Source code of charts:
════

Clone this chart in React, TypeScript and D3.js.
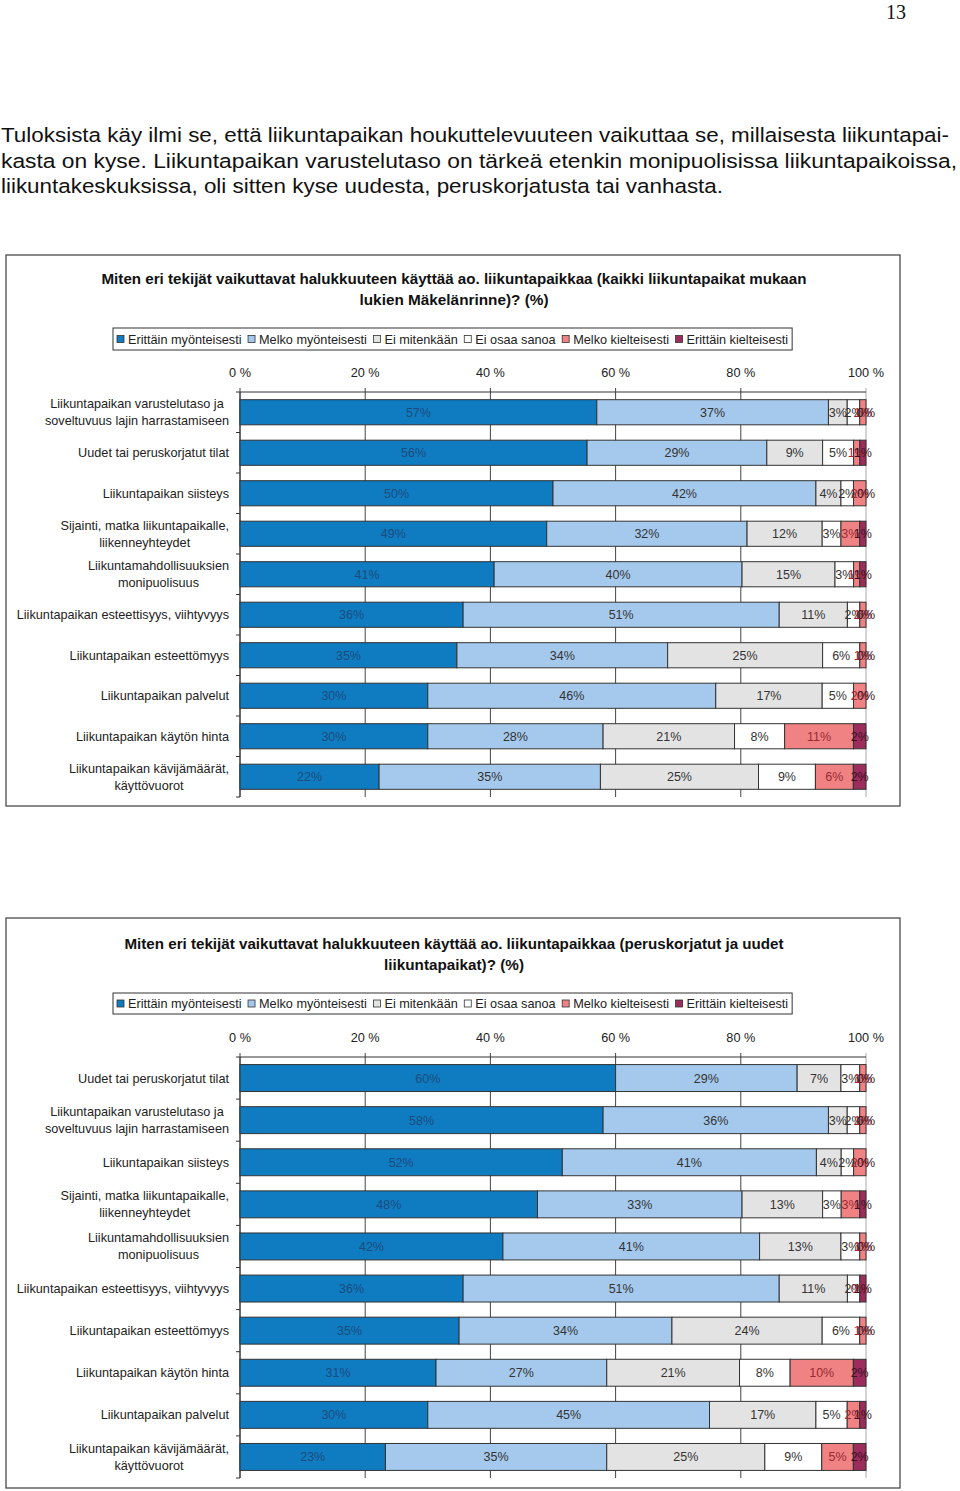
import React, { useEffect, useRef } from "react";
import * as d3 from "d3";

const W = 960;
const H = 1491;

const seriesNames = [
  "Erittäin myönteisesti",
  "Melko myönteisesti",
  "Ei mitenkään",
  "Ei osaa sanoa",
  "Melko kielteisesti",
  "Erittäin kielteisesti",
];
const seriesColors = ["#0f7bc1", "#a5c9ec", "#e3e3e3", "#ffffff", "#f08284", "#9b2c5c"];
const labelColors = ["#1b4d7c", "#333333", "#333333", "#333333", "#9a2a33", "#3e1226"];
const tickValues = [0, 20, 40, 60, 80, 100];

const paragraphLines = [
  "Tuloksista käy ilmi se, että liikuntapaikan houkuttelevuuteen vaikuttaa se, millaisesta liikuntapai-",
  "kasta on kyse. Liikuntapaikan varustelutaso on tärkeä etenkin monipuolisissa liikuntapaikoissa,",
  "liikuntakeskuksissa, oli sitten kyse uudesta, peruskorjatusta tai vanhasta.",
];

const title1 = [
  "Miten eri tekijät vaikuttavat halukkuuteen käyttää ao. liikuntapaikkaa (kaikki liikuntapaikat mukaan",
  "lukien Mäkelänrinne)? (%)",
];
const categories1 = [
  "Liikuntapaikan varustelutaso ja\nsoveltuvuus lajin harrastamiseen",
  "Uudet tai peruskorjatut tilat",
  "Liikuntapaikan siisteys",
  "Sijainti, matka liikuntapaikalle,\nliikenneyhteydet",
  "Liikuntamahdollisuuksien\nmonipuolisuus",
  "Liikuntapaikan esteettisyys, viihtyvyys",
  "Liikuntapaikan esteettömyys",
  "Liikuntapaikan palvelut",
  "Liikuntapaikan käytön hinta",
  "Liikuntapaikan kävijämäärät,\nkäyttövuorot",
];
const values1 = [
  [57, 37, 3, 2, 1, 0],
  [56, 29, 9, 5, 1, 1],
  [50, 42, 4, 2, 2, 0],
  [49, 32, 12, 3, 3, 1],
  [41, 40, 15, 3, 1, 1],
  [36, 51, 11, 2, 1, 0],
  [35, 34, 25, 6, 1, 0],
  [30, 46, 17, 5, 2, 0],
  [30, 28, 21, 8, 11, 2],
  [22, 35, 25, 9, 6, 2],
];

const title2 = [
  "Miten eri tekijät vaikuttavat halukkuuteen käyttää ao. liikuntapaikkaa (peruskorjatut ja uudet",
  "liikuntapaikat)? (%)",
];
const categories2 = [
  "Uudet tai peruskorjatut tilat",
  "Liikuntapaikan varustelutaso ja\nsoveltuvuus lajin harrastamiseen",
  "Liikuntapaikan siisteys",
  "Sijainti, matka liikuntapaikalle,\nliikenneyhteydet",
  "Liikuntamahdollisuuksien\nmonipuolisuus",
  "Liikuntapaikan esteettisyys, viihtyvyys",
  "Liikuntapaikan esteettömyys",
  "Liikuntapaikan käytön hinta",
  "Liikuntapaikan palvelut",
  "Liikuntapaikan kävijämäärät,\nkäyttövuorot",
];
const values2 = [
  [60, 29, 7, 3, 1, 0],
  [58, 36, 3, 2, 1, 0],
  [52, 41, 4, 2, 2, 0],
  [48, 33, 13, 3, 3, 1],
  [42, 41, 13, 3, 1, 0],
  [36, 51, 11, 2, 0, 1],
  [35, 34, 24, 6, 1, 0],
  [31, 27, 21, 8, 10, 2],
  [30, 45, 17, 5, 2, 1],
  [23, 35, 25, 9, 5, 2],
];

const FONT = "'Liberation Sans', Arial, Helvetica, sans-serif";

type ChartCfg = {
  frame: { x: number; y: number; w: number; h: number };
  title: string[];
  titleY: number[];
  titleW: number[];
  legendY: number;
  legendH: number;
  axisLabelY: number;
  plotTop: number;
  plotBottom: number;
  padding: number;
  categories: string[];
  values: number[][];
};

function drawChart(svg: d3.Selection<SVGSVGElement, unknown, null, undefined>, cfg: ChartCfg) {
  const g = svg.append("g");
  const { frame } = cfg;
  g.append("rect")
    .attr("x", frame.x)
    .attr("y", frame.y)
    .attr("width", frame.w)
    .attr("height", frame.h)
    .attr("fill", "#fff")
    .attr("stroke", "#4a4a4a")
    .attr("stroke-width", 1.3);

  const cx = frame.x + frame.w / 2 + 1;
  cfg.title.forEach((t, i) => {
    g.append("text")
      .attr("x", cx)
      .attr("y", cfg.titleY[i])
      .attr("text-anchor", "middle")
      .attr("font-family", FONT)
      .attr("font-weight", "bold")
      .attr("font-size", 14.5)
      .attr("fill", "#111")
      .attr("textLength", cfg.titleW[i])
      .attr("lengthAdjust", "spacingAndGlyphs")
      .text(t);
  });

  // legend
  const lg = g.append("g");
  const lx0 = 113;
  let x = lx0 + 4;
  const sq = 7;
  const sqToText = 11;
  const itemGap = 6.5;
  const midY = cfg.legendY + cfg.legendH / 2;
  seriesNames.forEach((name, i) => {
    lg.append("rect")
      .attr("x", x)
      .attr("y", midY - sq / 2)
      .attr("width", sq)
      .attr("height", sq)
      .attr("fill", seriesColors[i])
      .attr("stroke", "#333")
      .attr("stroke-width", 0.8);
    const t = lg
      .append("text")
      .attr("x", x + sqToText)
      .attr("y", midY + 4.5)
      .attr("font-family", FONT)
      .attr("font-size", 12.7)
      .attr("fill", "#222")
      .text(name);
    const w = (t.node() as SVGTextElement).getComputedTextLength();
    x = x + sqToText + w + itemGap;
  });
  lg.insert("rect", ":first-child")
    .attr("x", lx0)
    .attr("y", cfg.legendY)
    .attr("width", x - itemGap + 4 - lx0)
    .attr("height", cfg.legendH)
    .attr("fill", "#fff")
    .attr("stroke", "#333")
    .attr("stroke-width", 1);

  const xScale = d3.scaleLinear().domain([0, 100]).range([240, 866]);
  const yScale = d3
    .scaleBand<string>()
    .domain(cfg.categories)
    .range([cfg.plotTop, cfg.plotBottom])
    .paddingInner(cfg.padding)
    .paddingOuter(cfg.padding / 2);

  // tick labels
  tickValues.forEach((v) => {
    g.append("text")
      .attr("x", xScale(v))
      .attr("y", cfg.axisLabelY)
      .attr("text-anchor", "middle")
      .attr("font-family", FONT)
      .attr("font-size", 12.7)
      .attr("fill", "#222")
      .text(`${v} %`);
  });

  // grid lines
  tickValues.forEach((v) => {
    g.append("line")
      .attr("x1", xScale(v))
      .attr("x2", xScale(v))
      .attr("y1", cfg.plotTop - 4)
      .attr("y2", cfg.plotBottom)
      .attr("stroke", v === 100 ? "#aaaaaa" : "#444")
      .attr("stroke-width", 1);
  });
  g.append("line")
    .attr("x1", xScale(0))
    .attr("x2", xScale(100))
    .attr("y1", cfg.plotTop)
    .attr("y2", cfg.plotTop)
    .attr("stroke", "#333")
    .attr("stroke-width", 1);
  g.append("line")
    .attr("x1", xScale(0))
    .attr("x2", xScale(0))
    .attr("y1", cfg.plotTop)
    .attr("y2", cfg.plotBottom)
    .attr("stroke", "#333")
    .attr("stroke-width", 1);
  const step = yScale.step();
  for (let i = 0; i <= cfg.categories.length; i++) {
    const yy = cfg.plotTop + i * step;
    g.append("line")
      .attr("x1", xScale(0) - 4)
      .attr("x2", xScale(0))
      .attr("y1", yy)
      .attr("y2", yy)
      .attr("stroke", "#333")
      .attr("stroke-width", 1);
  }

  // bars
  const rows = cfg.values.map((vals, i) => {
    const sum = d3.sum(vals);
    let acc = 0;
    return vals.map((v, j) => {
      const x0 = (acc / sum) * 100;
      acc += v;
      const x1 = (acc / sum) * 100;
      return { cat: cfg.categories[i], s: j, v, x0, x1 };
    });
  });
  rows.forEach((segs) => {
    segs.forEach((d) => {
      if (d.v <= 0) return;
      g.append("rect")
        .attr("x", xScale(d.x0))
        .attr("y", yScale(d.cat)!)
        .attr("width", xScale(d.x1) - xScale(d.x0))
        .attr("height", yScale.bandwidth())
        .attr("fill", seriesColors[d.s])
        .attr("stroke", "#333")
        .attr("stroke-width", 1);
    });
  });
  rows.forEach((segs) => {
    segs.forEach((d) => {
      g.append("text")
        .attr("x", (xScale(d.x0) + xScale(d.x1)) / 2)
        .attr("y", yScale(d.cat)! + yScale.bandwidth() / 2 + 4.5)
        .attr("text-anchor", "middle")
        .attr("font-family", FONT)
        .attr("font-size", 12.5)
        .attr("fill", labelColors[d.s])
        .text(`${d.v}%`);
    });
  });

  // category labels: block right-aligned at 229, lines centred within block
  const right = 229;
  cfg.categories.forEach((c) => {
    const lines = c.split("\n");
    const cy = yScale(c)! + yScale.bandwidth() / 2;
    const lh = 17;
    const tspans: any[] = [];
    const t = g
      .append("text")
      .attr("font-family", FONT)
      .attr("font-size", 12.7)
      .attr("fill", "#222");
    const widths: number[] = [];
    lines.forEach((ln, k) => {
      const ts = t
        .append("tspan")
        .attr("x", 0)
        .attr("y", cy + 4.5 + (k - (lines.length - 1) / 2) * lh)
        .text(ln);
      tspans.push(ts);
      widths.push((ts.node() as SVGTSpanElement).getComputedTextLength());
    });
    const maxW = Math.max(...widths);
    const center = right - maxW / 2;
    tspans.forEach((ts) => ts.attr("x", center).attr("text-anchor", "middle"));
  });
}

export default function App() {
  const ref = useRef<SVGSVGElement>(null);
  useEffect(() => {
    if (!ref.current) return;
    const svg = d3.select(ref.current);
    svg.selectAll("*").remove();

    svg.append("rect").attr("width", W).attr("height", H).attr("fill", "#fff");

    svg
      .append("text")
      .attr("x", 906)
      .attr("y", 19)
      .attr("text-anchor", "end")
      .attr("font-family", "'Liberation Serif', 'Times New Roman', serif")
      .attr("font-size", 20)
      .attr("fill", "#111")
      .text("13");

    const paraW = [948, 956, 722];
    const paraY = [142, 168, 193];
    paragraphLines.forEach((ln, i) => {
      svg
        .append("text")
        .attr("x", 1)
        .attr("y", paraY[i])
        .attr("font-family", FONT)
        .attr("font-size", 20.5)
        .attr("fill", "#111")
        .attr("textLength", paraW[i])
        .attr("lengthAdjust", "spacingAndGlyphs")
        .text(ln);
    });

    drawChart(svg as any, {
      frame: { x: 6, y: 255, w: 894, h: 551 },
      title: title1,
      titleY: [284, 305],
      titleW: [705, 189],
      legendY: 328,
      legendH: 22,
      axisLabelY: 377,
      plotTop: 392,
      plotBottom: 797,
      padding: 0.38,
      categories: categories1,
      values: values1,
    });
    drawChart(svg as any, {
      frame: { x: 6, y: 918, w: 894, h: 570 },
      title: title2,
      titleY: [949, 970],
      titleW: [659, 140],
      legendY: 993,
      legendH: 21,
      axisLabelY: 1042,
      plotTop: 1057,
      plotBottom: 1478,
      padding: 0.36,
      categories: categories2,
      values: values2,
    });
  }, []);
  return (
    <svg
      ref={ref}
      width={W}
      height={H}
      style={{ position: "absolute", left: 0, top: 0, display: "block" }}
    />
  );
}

════

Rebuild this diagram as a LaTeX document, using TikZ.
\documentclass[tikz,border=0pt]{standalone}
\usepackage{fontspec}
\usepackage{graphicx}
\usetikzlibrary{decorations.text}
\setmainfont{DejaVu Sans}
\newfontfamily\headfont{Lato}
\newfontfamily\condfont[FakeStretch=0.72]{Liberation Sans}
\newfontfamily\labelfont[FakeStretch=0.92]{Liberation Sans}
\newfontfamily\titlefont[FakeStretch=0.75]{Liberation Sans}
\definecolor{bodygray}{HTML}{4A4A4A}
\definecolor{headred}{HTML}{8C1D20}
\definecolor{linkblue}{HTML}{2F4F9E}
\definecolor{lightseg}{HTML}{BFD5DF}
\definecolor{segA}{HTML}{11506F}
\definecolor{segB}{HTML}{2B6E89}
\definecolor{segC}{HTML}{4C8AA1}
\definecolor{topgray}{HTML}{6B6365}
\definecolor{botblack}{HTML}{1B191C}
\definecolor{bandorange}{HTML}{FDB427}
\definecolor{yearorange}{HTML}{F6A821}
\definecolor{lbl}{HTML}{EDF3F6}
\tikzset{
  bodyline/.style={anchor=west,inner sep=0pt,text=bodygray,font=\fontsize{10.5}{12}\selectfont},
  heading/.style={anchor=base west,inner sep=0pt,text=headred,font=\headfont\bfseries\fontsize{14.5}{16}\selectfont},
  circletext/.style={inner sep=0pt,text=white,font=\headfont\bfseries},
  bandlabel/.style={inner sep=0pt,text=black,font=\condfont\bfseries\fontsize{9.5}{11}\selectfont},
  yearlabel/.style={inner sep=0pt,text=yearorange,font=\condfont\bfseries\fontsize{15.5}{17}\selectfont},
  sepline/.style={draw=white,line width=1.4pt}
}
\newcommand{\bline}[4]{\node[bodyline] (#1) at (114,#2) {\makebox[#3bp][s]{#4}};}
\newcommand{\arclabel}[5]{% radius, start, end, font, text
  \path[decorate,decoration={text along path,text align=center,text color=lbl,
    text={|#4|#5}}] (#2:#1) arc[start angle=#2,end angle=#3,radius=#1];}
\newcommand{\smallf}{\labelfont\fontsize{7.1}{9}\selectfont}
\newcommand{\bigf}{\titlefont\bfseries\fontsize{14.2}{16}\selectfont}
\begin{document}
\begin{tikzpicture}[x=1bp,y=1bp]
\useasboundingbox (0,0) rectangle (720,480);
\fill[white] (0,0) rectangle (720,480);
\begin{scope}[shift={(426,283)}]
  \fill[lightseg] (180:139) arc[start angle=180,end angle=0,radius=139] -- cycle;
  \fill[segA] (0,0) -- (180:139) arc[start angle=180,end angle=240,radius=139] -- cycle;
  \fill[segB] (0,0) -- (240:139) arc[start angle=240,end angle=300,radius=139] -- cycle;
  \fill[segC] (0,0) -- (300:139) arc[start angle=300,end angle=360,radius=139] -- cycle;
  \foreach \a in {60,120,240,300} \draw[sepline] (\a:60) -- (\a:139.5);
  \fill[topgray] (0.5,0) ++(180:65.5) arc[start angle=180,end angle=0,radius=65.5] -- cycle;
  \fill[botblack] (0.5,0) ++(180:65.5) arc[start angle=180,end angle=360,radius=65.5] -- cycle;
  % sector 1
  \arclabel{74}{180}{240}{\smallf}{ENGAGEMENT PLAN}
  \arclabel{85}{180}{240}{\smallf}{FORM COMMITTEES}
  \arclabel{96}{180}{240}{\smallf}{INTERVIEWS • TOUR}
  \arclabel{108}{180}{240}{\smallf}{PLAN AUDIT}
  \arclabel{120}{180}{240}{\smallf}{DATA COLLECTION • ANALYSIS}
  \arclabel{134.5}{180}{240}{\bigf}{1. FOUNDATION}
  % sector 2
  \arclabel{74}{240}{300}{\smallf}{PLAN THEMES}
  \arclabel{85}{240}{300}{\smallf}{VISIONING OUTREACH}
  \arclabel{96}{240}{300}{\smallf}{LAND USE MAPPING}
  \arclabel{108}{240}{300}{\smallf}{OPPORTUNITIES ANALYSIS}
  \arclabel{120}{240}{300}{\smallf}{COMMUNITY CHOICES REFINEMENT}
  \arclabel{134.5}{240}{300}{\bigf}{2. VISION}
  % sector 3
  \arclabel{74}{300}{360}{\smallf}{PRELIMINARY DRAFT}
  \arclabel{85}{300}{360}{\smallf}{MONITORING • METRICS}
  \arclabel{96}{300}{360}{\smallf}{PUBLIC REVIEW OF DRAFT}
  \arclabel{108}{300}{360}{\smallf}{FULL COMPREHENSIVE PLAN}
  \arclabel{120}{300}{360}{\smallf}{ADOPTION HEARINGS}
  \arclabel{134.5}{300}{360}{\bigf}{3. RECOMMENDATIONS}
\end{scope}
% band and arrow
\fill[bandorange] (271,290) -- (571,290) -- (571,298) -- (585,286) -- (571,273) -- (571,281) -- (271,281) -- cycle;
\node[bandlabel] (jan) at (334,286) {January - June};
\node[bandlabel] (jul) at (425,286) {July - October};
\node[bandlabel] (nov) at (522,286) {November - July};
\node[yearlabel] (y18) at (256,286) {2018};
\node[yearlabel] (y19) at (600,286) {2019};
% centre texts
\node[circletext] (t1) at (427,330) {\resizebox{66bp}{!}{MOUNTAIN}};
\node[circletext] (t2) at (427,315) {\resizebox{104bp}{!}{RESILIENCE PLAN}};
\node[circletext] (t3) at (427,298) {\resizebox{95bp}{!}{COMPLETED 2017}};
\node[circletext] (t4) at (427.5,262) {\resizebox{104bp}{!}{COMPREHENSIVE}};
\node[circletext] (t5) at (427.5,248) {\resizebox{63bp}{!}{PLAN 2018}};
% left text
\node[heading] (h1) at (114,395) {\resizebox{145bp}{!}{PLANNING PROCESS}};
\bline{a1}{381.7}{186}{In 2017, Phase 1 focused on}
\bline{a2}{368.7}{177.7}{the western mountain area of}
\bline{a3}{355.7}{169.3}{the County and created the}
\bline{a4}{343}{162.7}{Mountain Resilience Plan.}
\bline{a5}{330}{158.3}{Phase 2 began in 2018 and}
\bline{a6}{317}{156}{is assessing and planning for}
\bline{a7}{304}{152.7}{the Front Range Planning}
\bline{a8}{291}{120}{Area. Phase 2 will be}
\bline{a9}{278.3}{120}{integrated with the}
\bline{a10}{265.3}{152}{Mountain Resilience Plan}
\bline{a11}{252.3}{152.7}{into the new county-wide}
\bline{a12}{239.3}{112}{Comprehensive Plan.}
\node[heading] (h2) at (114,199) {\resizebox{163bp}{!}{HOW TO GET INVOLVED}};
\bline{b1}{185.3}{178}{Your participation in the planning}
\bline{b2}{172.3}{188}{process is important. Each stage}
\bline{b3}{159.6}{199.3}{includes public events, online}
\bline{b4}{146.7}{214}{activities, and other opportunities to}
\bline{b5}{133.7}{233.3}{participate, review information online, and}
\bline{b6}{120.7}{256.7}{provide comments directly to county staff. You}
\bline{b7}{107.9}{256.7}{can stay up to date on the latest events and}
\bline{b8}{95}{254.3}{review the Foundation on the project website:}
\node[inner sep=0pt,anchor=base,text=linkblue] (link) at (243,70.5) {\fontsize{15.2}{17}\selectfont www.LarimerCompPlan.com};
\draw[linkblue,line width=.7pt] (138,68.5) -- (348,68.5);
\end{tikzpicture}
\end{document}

════

(Work to do): Repeat exactly, and only, the entries from the line with "Clone this chart" through the line with "const H = 1491;". Pictures are skipped.

(Correct output):
Clone this chart in React, TypeScript and D3.js.
import React, { useEffect, useRef } from "react";
import * as d3 from "d3";

const W = 960;
const H = 1491;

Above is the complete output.